Verglichen mit früheren Monaten scheinen die Proteste allerdings langsam zu erlahmen. Am Streik beteiligten sich etwa Bankangestellte oder Krankenhausärzte, doch eher zögerlich. Die U-Bahn wurde ganztägig bestreikt, bei den anderen Nahverkehrsmitteln kam es nur zu kürzeren Arbeitsniederlegungen. Am streikfreudigsten zeigten sich die Journalisten, sie traten am Dienstag und Mittwoch landesweit in einen 48-stündigen Ausstand. Die Bürger des Landes sind daher von aktuellen Nachrichten so gut wie abgeschnitten – auch, was die Verhandlungen mit der Troika betrifft.
Optimistischer Ministerpräsident
Dabei steht
Vieles auf dem Spiel. Es geht vor allem um ein neues dreijähriges
Rettungspaket in Höhe von 130 Mrd. Euro. Voraussetzung dafür ist
ein erfolgreich durchgeführter Anleihenaustausch (Schuldenschnitt),
an dem sich auch Privatgläubiger beteiligen sollen (PSI). Dadurch
sollen die Schulden des Landes um mindestens 100 Mrd. reduziert
werden. Sollte das missglücken, wäre Griechenland am 20. März
bankrott, dann laufen Anleihen in Höhe von über 14 Mrd. Euro aus.

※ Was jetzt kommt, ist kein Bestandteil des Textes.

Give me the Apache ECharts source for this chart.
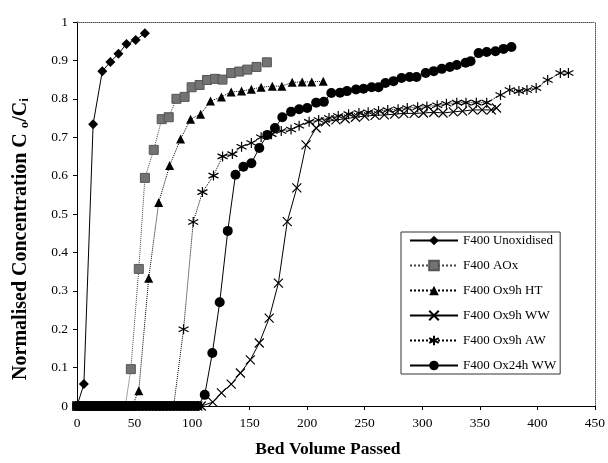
<!DOCTYPE html>
<html><head><meta charset="utf-8">
<script src="https://cdn.jsdelivr.net/npm/echarts@6/dist/echarts.min.js"></script>
<style>html,body{margin:0;padding:0;background:#fff}#c{width:608px;height:463px}</style>
</head><body><div id="c"></div>
<script>
const seriesNames = ["F400 Unoxidised","F400 AOx","F400 Ox9h HT","F400 Ox9h WW","F400 Ox9h AW","F400 Ox24h WW"];
const xTicks = [0,50,100,150,200,250,300,350,400,450];
const yTicks = [0,0.1,0.2,0.3,0.4,0.5,0.6,0.7,0.8,0.9,1];

const unoxX = [0,6,14,22,29,36,43,51,59];
const unoxY = [0,0.057,0.734,0.872,0.896,0.917,0.943,0.953,0.971];

const aoxX = [0,3,6,9,12,15,18,21,24,27,30,33,36,39,42,46.8,53.7,59,66.7,73.6,79.7,86.4,93.5,99.6,106.5,113,120,126.4,134,141,148,156,165];
const aoxY = [0,0,0,0,0,0,0,0,0,0,0,0,0,0,0,0.096,0.357,0.594,0.667,0.747,0.752,0.8,0.805,0.83,0.836,0.849,0.852,0.85,0.867,0.871,0.876,0.883,0.895];

const htX = [0,3,6,9,12,15,18,21,24,27,30,33,36,39,42,45,48,53.7,62.3,71,80.5,90,98.7,107.4,116,125.5,134,143,151.5,160,169.7,178,187,195.7,204,214];
const htY = [0,0,0,0,0,0,0,0,0,0,0,0,0,0,0,0,0,0.04,0.333,0.53,0.626,0.695,0.747,0.76,0.794,0.805,0.818,0.82,0.825,0.83,0.833,0.833,0.843,0.844,0.844,0.846];

const wwX = [0,3,6,9,12,15,18,21,24,27,30,33,36,39,42,45,48,51,54,57,60,63,66,69,72,75,78,81,84,87,90,93,96,99,102,105,108,118,125.5,134,142,150.6,158.4,167,175,182.7,191,199,207.8,216,225,233,242,250,259,267,276,284,293,301,310,318,327,335,344,352,360,364.5];
const wwY = [0,0,0,0,0,0,0,0,0,0,0,0,0,0,0,0,0,0,0,0,0,0,0,0,0,0,0,0,0,0,0,0,0,0,0,0,0,0.01,0.034,0.057,0.086,0.12,0.164,0.229,0.32,0.48,0.568,0.68,0.724,0.74,0.745,0.748,0.752,0.755,0.757,0.758,0.76,0.762,0.762,0.763,0.765,0.763,0.766,0.768,0.771,0.771,0.771,0.776];

const awX = [0,3,6,9,12,15,18,21,24,27,30,33,36,39,42,45,48,51,54,57,60,63,66,69,72,75,78,81,84,92.6,101,109,118.6,126.5,135,143,151.5,160,169,177.5,186,193,201.7,210,219,227,236,245,253,262,270,279,287,296,304,313,321,330,338,347,356,368,376,384,391,399,409,420,427];
const awY = [0,0,0,0,0,0,0,0,0,0,0,0,0,0,0,0,0,0,0,0,0,0,0,0,0,0,0,0,0,0.2,0.479,0.557,0.6,0.65,0.656,0.675,0.685,0.7,0.708,0.716,0.72,0.73,0.74,0.745,0.75,0.755,0.76,0.763,0.765,0.768,0.771,0.773,0.776,0.778,0.78,0.783,0.787,0.79,0.79,0.79,0.79,0.81,0.823,0.82,0.823,0.828,0.849,0.867,0.867];

const h24X = [0,3,6,9,12,15,18,21,24,27,30,33,36,39,42,45,48,51,54,57,60,63,66,69,72,75,78,81,84,87,90,93,96,99,102,105,111,117.6,124,131,137.7,144.6,151.5,158.4,165.4,172,178.4,186,193,200,207.8,214.5,221,228.6,234.6,242.4,249,256,262,268,275,282,289,295,303,310,317,324,330,337.7,342,349,356,363.6,370.6,377.5];
const h24Y = [0,0,0,0,0,0,0,0,0,0,0,0,0,0,0,0,0,0,0,0,0,0,0,0,0,0,0,0,0,0,0,0,0,0,0,0,0.029,0.138,0.27,0.456,0.602,0.623,0.632,0.672,0.706,0.724,0.752,0.766,0.773,0.776,0.79,0.792,0.815,0.816,0.82,0.824,0.826,0.83,0.83,0.841,0.846,0.854,0.857,0.857,0.867,0.872,0.878,0.883,0.888,0.894,0.898,0.919,0.922,0.924,0.93,0.935];

function pts(xs, ys){ return xs.map((x,i)=>[x, ys[i]]); }

const FONT = "'Liberation Serif','Times New Roman',serif";
const crossPath = 'path://M0,0L10,10M10,0L0,10';
const starPath = 'path://M5,0L5,10M0.7,2.5L9.3,7.5M0.7,7.5L9.3,2.5';

function mk(name, data, symbol, size, opts){
  return Object.assign({
    name, type:'line', data, symbol, symbolSize:size, showAllSymbol:true,
    lineStyle:{color:'#000', width:1, type:'solid'},
    itemStyle:{color:'#000', borderColor:'#000', borderWidth:0},
    emphasis:{disabled:true}, z:2
  }, opts||{});
}

const series = [
  mk(seriesNames[0], pts(unoxX,unoxY), 'diamond', 10),
  mk(seriesNames[1], pts(aoxX,aoxY), 'rect', 9, {
    lineStyle:{color:'#444', width:1, type:'dotted'},
    itemStyle:{color:'#737373', borderColor:'#555', borderWidth:1}}),
  mk(seriesNames[2], pts(htX,htY), 'triangle', 9, {
    lineStyle:{color:'#000', width:1, type:'dotted'}}),
  mk(seriesNames[3], pts(wwX,wwY), crossPath, 9, {
    itemStyle:{color:'#000', borderColor:'#000', borderWidth:1.2}}),
  mk(seriesNames[4], pts(awX,awY), starPath, 10, {
    lineStyle:{color:'#000', width:1, type:'dotted'},
    itemStyle:{color:'#000', borderColor:'#000', borderWidth:1.2}}),
  mk(seriesNames[5], pts(h24X,h24Y), 'circle', 10)
];

const chart = echarts.init(document.getElementById('c'), null, {renderer:'canvas'});
chart.setOption({
  animation:false,
  backgroundColor:'#fff',
  textStyle:{fontFamily:FONT, color:'#000'},
  grid:{left:77, right:12, top:22, bottom:57, containLabel:false},
  xAxis:[{
    type:'value', min:0, max:450, interval:50, position:'bottom',
    name:'Bed Volume Passed', nameLocation:'middle', nameGap:34,
    nameTextStyle:{fontFamily:FONT, fontSize:17.5, fontWeight:'bold', color:'#000', padding:[0,16,0,0]},
    axisLine:{show:true, onZero:false, lineStyle:{color:'#000', width:1}},
    axisTick:{show:true, length:4, lineStyle:{color:'#000'}},
    axisLabel:{fontFamily:FONT, fontSize:13.5, color:'#000', margin:10,
      formatter:v=>xTicks.includes(v)?String(v):''},
    splitLine:{show:false}
  },{
    type:'value', min:0, max:450, interval:50, position:'top',
    axisLine:{show:true, onZero:false, lineStyle:{color:'#555', width:1, type:'dotted'}},
    axisTick:{show:false}, axisLabel:{show:false}, splitLine:{show:false}
  }],
  yAxis:[{
    type:'value', min:0, max:1, interval:0.1, position:'left',
    name:'Normalised Concentration C {sub|o}/C{sub|i}', nameLocation:'middle', nameGap:46,
    nameTextStyle:{fontFamily:FONT, fontSize:20, fontWeight:'bold', color:'#000', padding:[0,50,0,0],
      rich:{sub:{fontFamily:FONT, fontSize:13, fontWeight:'bold', color:'#000', verticalAlign:'bottom', padding:[8,0,0,0]}}},
    axisLine:{show:true, onZero:false, lineStyle:{color:'#000', width:1}},
    axisTick:{show:true, length:4, lineStyle:{color:'#000'}},
    axisLabel:{fontFamily:FONT, fontSize:13.5, color:'#000', margin:9,
      formatter:v=>{const t=yTicks.find(k=>Math.abs(k-v)<1e-9); return t===undefined?'':String(t);}},
    splitLine:{show:false}
  },{
    type:'value', min:0, max:1, interval:0.1, position:'right',
    axisLine:{show:true, onZero:false, lineStyle:{color:'#555', width:1, type:'dotted'}},
    axisTick:{show:false}, axisLabel:{show:false}, splitLine:{show:false}
  }],
  legend:{
    data:seriesNames, orient:'vertical', left:401, top:232,
    padding:[2,4,2,8], itemGap:12, itemWidth:48, itemHeight:12,
    backgroundColor:'#fff', borderColor:'#333', borderWidth:1,
    textStyle:{fontFamily:FONT, fontSize:13, color:'#000'}
  },
  series
});
</script></body></html>
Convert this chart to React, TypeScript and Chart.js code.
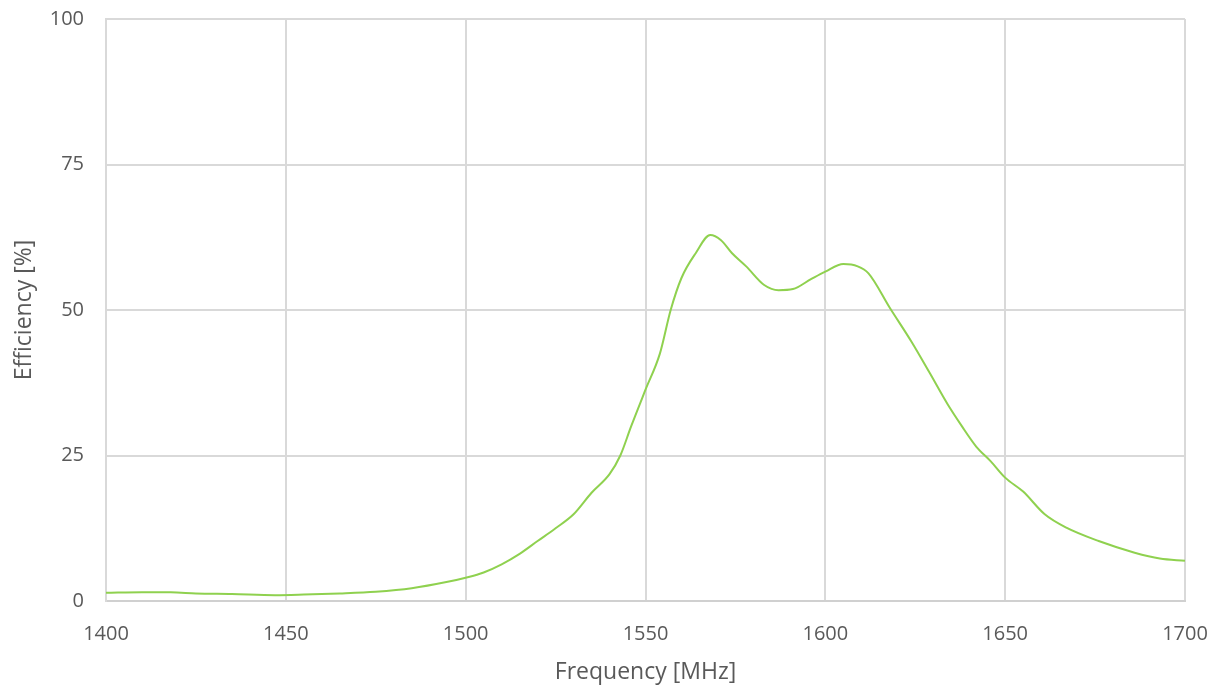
import React, { useEffect, useRef } from "react";
import { Chart, registerables } from "chart.js";

Chart.register(...registerables);

const frequencies = [1400, 1410, 1418, 1425, 1435, 1447, 1455, 1465, 1475, 1485, 1495, 1500, 1505, 1510, 1515, 1520, 1525, 1530, 1535, 1540, 1543, 1546, 1550, 1554, 1557, 1560, 1564, 1568, 1571, 1574, 1578, 1583, 1587, 1591, 1596, 1600, 1605, 1609, 1612, 1618, 1624, 1629, 1634, 1638, 1642, 1646, 1650, 1655, 1661, 1667, 1676, 1686, 1693, 1700];
const efficiency = [1.4, 1.5, 1.5, 1.3, 1.2, 1.0, 1.1, 1.3, 1.6, 2.2, 3.3, 4.0, 4.9, 6.3, 8.1, 10.3, 12.5, 14.9, 18.6, 21.8, 25.0, 30.0, 36.3, 42.5, 50.0, 55.5, 59.8, 62.9, 62.0, 59.8, 57.5, 54.3, 53.4, 53.6, 55.3, 56.6, 57.9, 57.5, 56.3, 50.3, 44.5, 39.2, 33.8, 30.0, 26.5, 24.0, 21.2, 18.8, 14.9, 12.6, 10.3, 8.3, 7.3, 6.9];

const xTitle = "Frequency [MHz]";
const yTitle = "Efficiency [%]";

export default function App() {
  const ref = useRef<HTMLCanvasElement>(null);
  useEffect(() => {
    document.body.style.margin = "0";
    if (!ref.current) return;
    const text = "#595959";
    const grid = "#d9d9d9";
    const family = "'Open Sans', 'DejaVu Sans', sans-serif";
    const font = { family, size: 20 };
    const titleFont = { family, size: 23 };
    const chart = new Chart(ref.current, {
      type: "line",
      data: {
        datasets: [
          {
            data: frequencies.map((f, i) => ({ x: f, y: efficiency[i] })),
            borderColor: "#8fd14f",
            borderWidth: 2,
            pointRadius: 0,
            fill: false,
            cubicInterpolationMode: "monotone",
          },
        ],
      },
      options: {
        animation: false,
        responsive: false,
        layout: { padding: { top: 19, right: 38, left: 0, bottom: 0 } },
        plugins: { legend: { display: false }, tooltip: { enabled: false } },
        scales: {
          x: {
            type: "linear",
            min: 1400,
            max: 1700,
            ticks: { stepSize: 50, color: text, font, padding: 21, callback: (v: any) => String(v) },
            grid: { color: grid, lineWidth: 2, drawTicks: false },
            border: { color: "#d0d0d0", width: 2 },
            title: { display: true, text: xTitle, color: text, font: titleFont, padding: { top: 0, bottom: 4 } },
            afterFit: (s: any) => { s.height = 89; s.paddingLeft = 0; s.paddingRight = 0; },
          },
          y: {
            min: 0,
            max: 100,
            ticks: { stepSize: 25, color: text, font, padding: 22 },
            grid: { color: grid, lineWidth: 2, drawTicks: false },
            border: { color: grid, width: 2 },
            title: { display: true, text: yTitle, color: text, font: titleFont, padding: { top: 11, bottom: 0 } },
            afterFit: (s: any) => { s.width = 106; s.paddingTop = 0; s.paddingBottom = 0; },
          },
        },
      },
    });
    return () => chart.destroy();
  }, []);
  return (
    <div style={{ width: 1223, height: 690 }}>
      <canvas ref={ref} width={1223} height={690} style={{ display: "block" }} />
    </div>
  );
}
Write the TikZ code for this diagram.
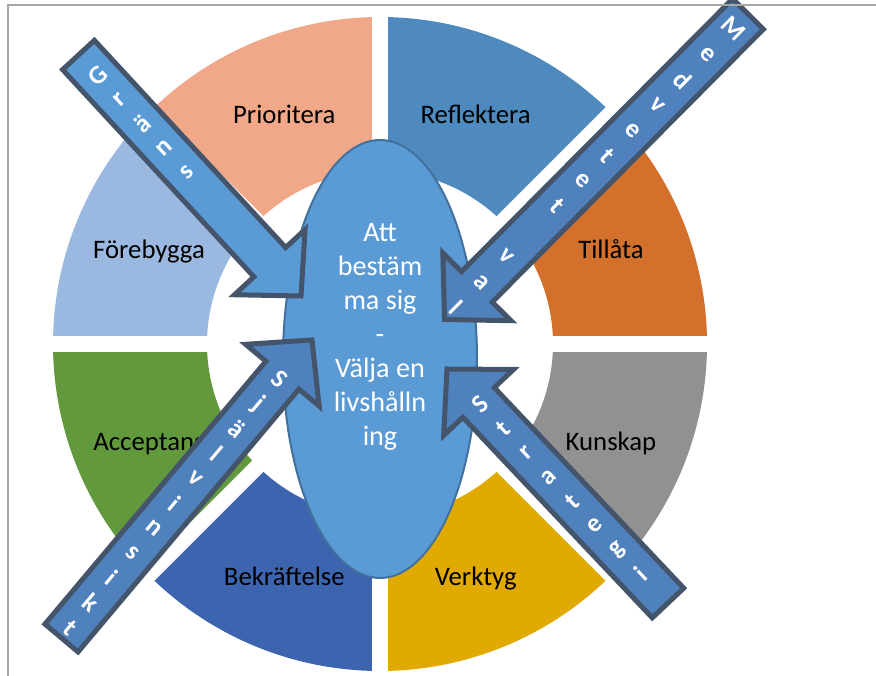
\documentclass[tikz,border=0pt]{standalone}
\usepackage{fontspec}
\setmainfont{Carlito}
\usetikzlibrary{calc}
\definecolor{prio}{HTML}{F0A889}
\definecolor{refl}{HTML}{4E8ABE}
\definecolor{till}{HTML}{D2702C}
\definecolor{kuns}{HTML}{919191}
\definecolor{verk}{HTML}{E1AA00}
\definecolor{bekr}{HTML}{3D64AE}
\definecolor{acc}{HTML}{63993D}
\definecolor{fore}{HTML}{9BB9E0}
\definecolor{corefill}{HTML}{5B9BD5}
\definecolor{coreedge}{HTML}{41719C}
\definecolor{gransfill}{HTML}{5B9BD5}
\definecolor{arrfill}{HTML}{4F81BD}
\definecolor{arrowedge}{HTML}{44546A}
\definecolor{framegray}{HTML}{A6A6A6}
\begin{document}
\begin{tikzpicture}[x=0.025cm,y=0.025cm,
  gapline/.style={white,line width=0.39cm},
  blockarr/.style={draw=arrowedge,line width=0.125cm,line join=miter,fill=#1},
  letter/.style={text=white,inner sep=0pt,font=\bfseries\fontsize{18.5}{18.5}\selectfont},
  seclabel/.style={font=\fontsize{19}{23}\selectfont,text height=12pt,text depth=4pt,yshift=-0.12cm},
  coretext/.style={text=white,align=center,font=\fontsize{20}{24.2}\selectfont}]
\useasboundingbox (0,0) rectangle (876,676);
\pgfmathsetmacro{\ri}{173}
\pgfmathsetmacro{\ro}{327}
\coordinate (C) at (380,332);
\foreach \a/\col/\txt [count=\i] in {90/prio/Prioritera,45/refl/Reflektera,0/till/Tillåta,-45/kuns/Kunskap,-90/verk/Verktyg,-135/bekr/Bekräftelse,-180/acc/Acceptans,135/fore/Förebygga}{
  \fill[\col] ($(C)+(\a:\ri)$) arc[start angle=\a,end angle=\a+45,radius=\ri] -- ($(C)+(\a+45:\ro)$) arc[start angle=\a+45,end angle=\a,radius=\ro] -- cycle;
  \node[seclabel] (sec\i) at ($(C)+(\a+22.5:250)$) {\txt};
}
\foreach \a in {0,45,90,135}
  \draw[gapline] ($(C)+(\a:335)$) -- ($(C)+(\a+180:335)$);
\draw[fill=corefill,draw=coreedge,line width=0.05cm] (380,317) ellipse[x radius=97,y radius=219];
\node[coretext] (core) at (380,339) {Att\\bestäm\\ma sig\\-\\Välja en\\livshålln\\ing};
\pgfmathsetmacro{\sw}{0.54}
\pgfmathsetmacro{\hw}{1.2}
\pgfmathsetmacro{\hl}{1.15}
\coordinate (g1) at (78.5,621); \coordinate (g2) at (301,380);
\coordinate (m1) at (748,662); \coordinate (m2) at (444.5,356.5);
\coordinate (s1) at (61.5,38); \coordinate (s2) at (312,336);
\coordinate (t1) at (668,73); \coordinate (t2) at (447,307);
\foreach \p/\q/\c in {g1/g2/gransfill,m1/m2/arrfill,s1/s2/arrfill,t1/t2/arrfill}{
  \coordinate (\p b) at ($(\q)!\hl cm!(\p)$);
  \draw[blockarr=\c] ($(\p)!\sw cm!90:(\q)$) -- ($(\p b)!\sw cm!-90:(\p)$) -- ($(\p b)!\hw cm!-90:(\p)$) -- (\q) -- ($(\p b)!\hw cm!90:(\p)$) -- ($(\p b)!\sw cm!90:(\p)$) -- ($(\p)!\sw cm!-90:(\q)$) -- cycle;
}
\foreach \ch [count=\i] in {G,r,ä,n,s}{
  \pgfmathsetmacro{\lpos}{(28+(\i-1)*33)*0.025}
  \node[letter,rotate=42.7] (gl\i) at ($(g1)!\lpos cm!(g2)$) {\ch};
}
\foreach \ch [count=\i] in {M,e,d,v,e,t,e,t,{},v,a,l}{
  \pgfmathsetmacro{\lpos}{(21+(\i-1)*35.7)*0.025}
  \node[letter,rotate=-44.7] (ml\i) at ($(m1)!\lpos cm!(m2)$) {\ch};
}
\foreach \ch [count=\i] in {S,j,ä,l,v,i,n,s,i,k,t}{
  \pgfmathsetmacro{\lpos}{(51+(\i-1)*32.5)*0.025}
  \node[letter,rotate=-40.1] (sl\i) at ($(s2)!\lpos cm!(s1)$) {\ch};
}
\foreach \ch [count=\i] in {S,t,r,a,t,e,g,i}{
  \pgfmathsetmacro{\lpos}{(49+(\i-1)*33.3)*0.025}
  \node[letter,rotate=43.4] (tl\i) at ($(t2)!\lpos cm!(t1)$) {\ch};
}
\draw[framegray,line width=0.04cm] (8,0) -- (8,671) -- (876,671);
\end{tikzpicture}
\end{document}
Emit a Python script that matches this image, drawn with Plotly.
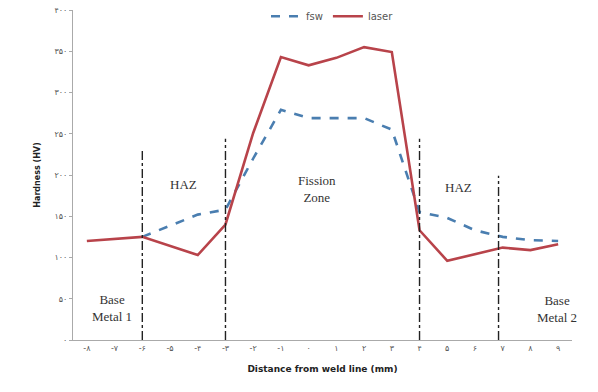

Die in der vorigen Woche abgebrochenen Gespräche über den
Schuldenschnitt werden voraussichtlich am Donnerstag wieder
aufgenommen. Vor diesem Hintergrund gerät die Regierung unter
Loukas Papadimos immer stärker unter Druck. Im Eiltempo müssen nun
136 bisher geschlossene Berufe liberalisiert werden. Dazu gehören
nicht nur Spediteure, sondern auch Rechtsanwälte oder Friseure oder
Zeitungsverkäufer. Auf der Tagesordnung stehen auch die
Zusammenlegung öffentlicher Betriebe, Entlassungen im Staatssektor,
weitere Senkungen von Zusatzrenten und Lohnkürzungen auch in der
Privatwirtschaft.
Aufschwung der Linken
Ihren Niederschlag
findet diese Politik im Moment nicht so sehr in Form von Protesten,
sondern vor allem in Umfragen. Einer jüngsten Erhebung zufolge
würden die drei linken Parteien – die kommunistische KKE, das linke
Wahlbündnis Syriza und die Demokratische Linke (Dimar) – etwa 38 %
der Wählerstimmen erhalten. Gemeinsam könnten sie damit theoretisch
eine Regierung bilden. Wegen unüberwindbarer
Meinungsverschiedenheiten ist ein solches Szenarium aber nicht
realistisch. Profiteur der allgemeinen politischen Enttäuschung ist
vor allem die konservative Nea Dimokratia (ND). Sie konnte jüngst
wieder mit ihrer ablehnenden Haltung gegen neue Sparmaßnahmen und
weitere Kürzungen bei den Zusatzrenten punkten: Sie käme derzeit
auf 30,5 %. Damit erreichte die ND fast ihr Ergebnis des Jahres
2009 (33,47 %). Was damals als Desaster empfunden wurde, gilt heute
als ein Triumph.
Verlierer der Krise
Große Verliererin in der
Krise ist die PASOK, der die Wähler scharenweise davon laufen. Der
jüngsten Umfrage zufolge würden dieser Partei, die 2009 siegreich
mit 43,92 % der Stimmen ins Parlament eingezogen war, gerade noch
14 % ihre Stimmen gegeben. Das sind nur 0,5 % mehr als bei der erst
2010 gegründeten Dimar. Nicht wenige Sozialisten befürchten sogar
ein Auseinanderbrechen ihrer Partei. Um das Schlimmste zu
verhindern, soll nun ein neuer PASOK-Chef ans Ruder. Die Amtszeit
des derzeitigen Vorsitzenden Jorgos Papandreou ist offiziell
abgelaufen. Nachdem er im November vom Posten des
Ministerpräsidenten zurücktreten musste, blickt er – wie die
meisten Griechen – in eine eher düstere Zukunft.